Is it safe to invest your money in stock market?

To invest or not to invest – this is a constant question in many of our minds. It is an important question to be answered mainly for the benefit of the young student community – who will be the future investors. In the past, the stress was more on ‘saving’ money; and in the recent years it has shifted towards ‘investing’. So, Let us explore - what is the right thing to do in this newer generation…

The Question

This is a fundamental question in any common man's mind. More importantly many young, budding investors have this doubt. In the recent past, when the India stock market fell down (all the way down to 8000 points in BSE from around 21K) many long term investors suffered losses.

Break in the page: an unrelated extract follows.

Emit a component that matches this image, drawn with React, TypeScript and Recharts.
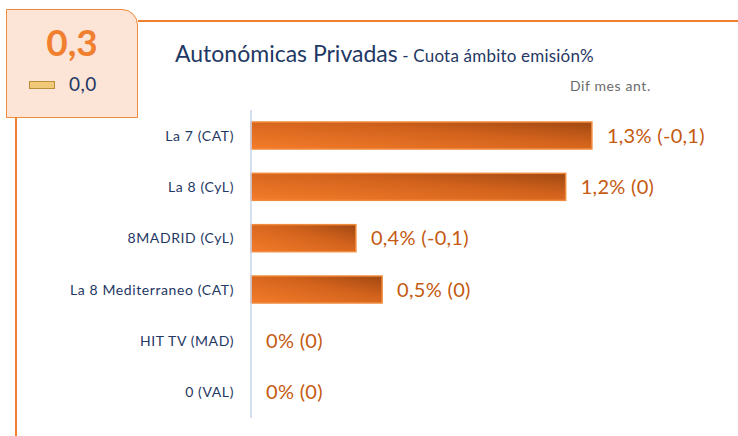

On the other hand, when the market went back up (from 8000 points to 16K range), many investors enjoyed huge profits – even to the tune of 200% return. So, what do we really infer from these… To invest or not to invest?

Basics, first!

OK, before we jump to answer this question, let us see what makes the share value of a company moving. The share price can go up due to 2 different reasons:

  1. The Company or its business is doing well

  2. The market as a whole is moving up

The first reason is obvious and any sane person can comprehend the logic. The second reason tells us a company's share price can go up – even if the company is NOT really growing. Hmmm… How is it possible? Simple – it is purely due to demand Vs supply equation. When the whole market is going up, the investors' mood is upswing and everybody tends to buy. So, there are more buyers who are ready to buy the shares, while only few people want to sell. This results in increased demand (for the shares) compared to the supply. And due to this demand/supply imbalance the stock price moves up.

The binary world…

There are some investors who want to make profits in short term. The short term here means few weeks, few days or even few hours in a day. Those people tend to take advantage of the scenario created by the demand/supply imbalance. You and I can also do the same – in theory. It requires lot of time to be devoted and lot of money to back you up (ready to face losses, in the worst case scenario).
Other set of investors - who pick few selected top performing companies and stay invested for longer period (even years!). These people rely more on the company fundamentals and are not easily influenced (rather confused) by the short term volatility of the markets.

The bottom line

Now that, you know all these – I am sure you can make up your mind on where do you want to belong – based on your objectives: either short term profits or long term gains.
But, beware – whatever strategy you follow, the market movements (the reason 2) will still have an impact on your money.
Coming to the original question we started with: The market is not a stable place as we all know. Hence there is no ‘safety' guaranteed to anyone. But this does not stop us from taking ‘risks'. As the usual saying goes “the reward matches the risks" in the market place. So, do not focus too much on the safety element; and instead take calculated risks. Be brave and successful. All the best!